Where do I start? I hated Victoria, and I don’t think I’ve ever been so bored in my entire life. ITV have a good track record with historical dramas and, following the enormous popularity of Downton Abbey, I expected this to be of a similar ilk. How wrong I was. Nothing happens in the first episode! The choral soundtrack constantly seems to echo out the word “hallelujah” in every scene; Victoria writes a letter – “Hallelujah!”, Victoria goes for a walk – “Hallelujah!”, Victoria sits on a horse – “Hallelujah!” This, by the way, was stretched out for over an hour and a half of TV.
In the first few scenes we see an 18 year old Queen Victoria played by Jenna Coleman (who is 30) hearing of the death of her Uncle, William IV. Her reaction is as nonchalant and her expression retains that ‘unbothered’ quality for the rest of the episode. In fact, there is nothing that seems to stir a reaction in the young Victoria; whether that be due to poor acting or bad scripting I’m not sure. Why cast Jenna Coleman in the role? She looks nothing like Queen Victoria to start. And I never thought I’d be so irritated by a pair of contact lenses, but what on earth were those?! Couldn’t they just have cast an actress who actually has blue eyes instead of sticking a ridiculous looking pair of luminous contacts on Jenna Coleman?

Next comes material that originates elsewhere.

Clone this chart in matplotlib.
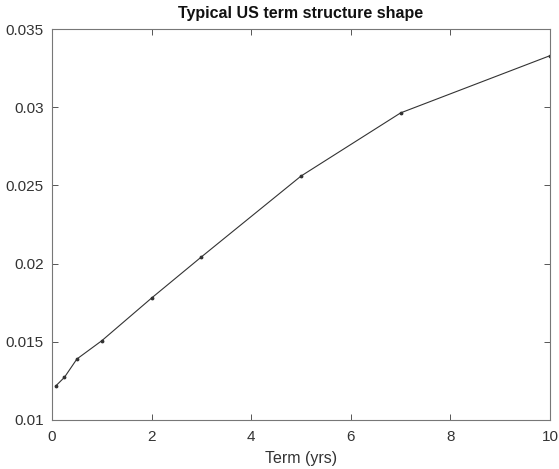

I forgot for a second that I was watching Victoria and thought that she was playing some kind of half-human half-robot again in Doctor Who.
One of the few saving graces in Victoria is Rufus Sewell who plays Lord Melbourne. And although the burgeoning relationship between the monarch and Prime Minister is slightly exaggerated (an understatement), his performance as Lord Melbourne was both believable and, at times, moving. Hearing of his tragic past reminds us that there might be more to this drama than simply Queen Victoria pottering about Buckingham Palace and whining about mundane things. Sewell plays one of the few characters in Victoria that viewers can actually take a liking to; all the others are akin to a melodramatic pantomime cast (especially the German characters who, for some reason, are given accents so overstated it was comedic).

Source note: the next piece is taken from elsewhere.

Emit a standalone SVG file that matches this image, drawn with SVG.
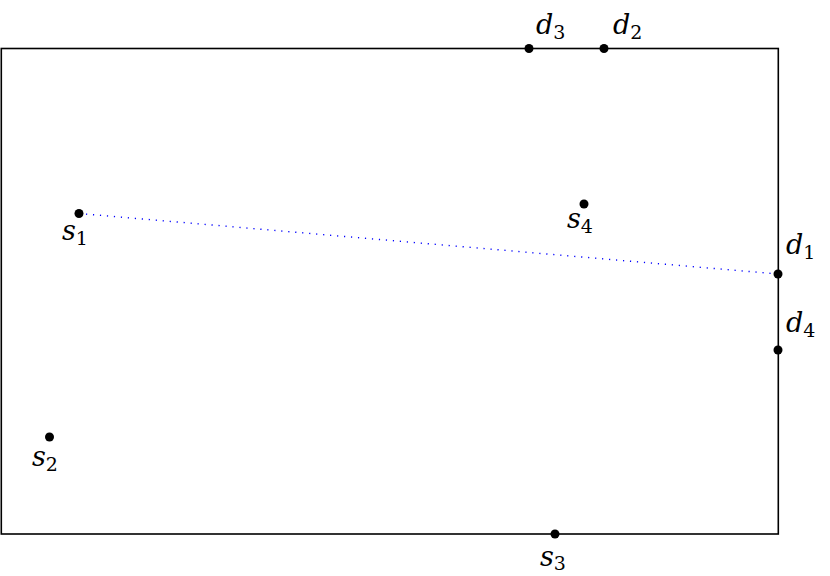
<svg xmlns="http://www.w3.org/2000/svg" width="830" height="576" viewBox="0 0 830 576">
<style>
.lbl{font-family:"DejaVu Serif","Liberation Serif",serif;font-style:italic;font-size:27px;fill:#000}
.sub{font-style:normal;font-size:19px}
.pt{fill:#000}
</style>
<rect width="830" height="576" fill="#fff"/>
<g id="region">
<rect x="1.3" y="48.5" width="777" height="485.5" fill="none" stroke="#000" stroke-width="1.6"/>
</g>
<g id="connectors">
<line x1="79" y1="213.5" x2="778" y2="274" stroke="#0000ff" stroke-width="1.4" stroke-dasharray="1.2 5.8" stroke-linecap="butt"/>
</g>
<g id="s1"><circle class="pt" cx="79" cy="213.5" r="4.5"/><text class="lbl" x="62" y="240">s<tspan class="sub" dy="5">1</tspan></text></g>
<g id="s2"><circle class="pt" cx="49.5" cy="437" r="4.5"/><text class="lbl" x="32" y="466">s<tspan class="sub" dy="5">2</tspan></text></g>
<g id="s3"><circle class="pt" cx="555" cy="534" r="4.5"/><text class="lbl" x="540" y="566">s<tspan class="sub" dy="4">3</tspan></text></g>
<g id="s4"><circle class="pt" cx="584" cy="204" r="4.5"/><text class="lbl" x="567" y="228">s<tspan class="sub" dy="5">4</tspan></text></g>
<g id="d1"><circle class="pt" cx="778" cy="274" r="4.5"/><text class="lbl" x="786" y="254">d<tspan class="sub" dy="5">1</tspan></text></g>
<g id="d2"><circle class="pt" cx="604" cy="48.5" r="4.5"/><text class="lbl" x="613" y="34">d<tspan class="sub" dy="5">2</tspan></text></g>
<g id="d3"><circle class="pt" cx="529" cy="48.5" r="4.5"/><text class="lbl" x="536" y="34">d<tspan class="sub" dy="5">3</tspan></text></g>
<g id="d4"><circle class="pt" cx="778" cy="350" r="4.5"/><text class="lbl" x="786" y="332">d<tspan class="sub" dy="5">4</tspan></text></g>
</svg>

Obviously, ITV tried desperately to apply their trusty old upstairs/downstairs formula to Victoria. But how can any ITV period drama expect to have any autonomy if they keep reeling off the same Downton format? The upstairs/downstairs dichotomy is old and boring, and in Victoria, it’s quite irrelevant. Why would we want to know the trivial details of an unnamed maid’s life? Each scene of the first episode seemed to be interspersed with random mundanities like a few servants discussing which candles to use in a certain room. Boring.
Victoria was marketed as ITV’s sexy new period drama. Sexy it was not. I’m far more excited for Netflix’s The Crown, coming later this year to tell the story of Elizabeth II’s reign. Perhaps Victoria ultimately failed to impress me because it’s based on truth. There was no possibility of a chance speeding carriage racing past and killing the Queen (as it did to Matthew Crawley in Downton). And for all the writers’ attempts to make it exciting, it only felt exaggerated and false.
Victoria continues tomorrow (29/08/16) at 9pm on ITV.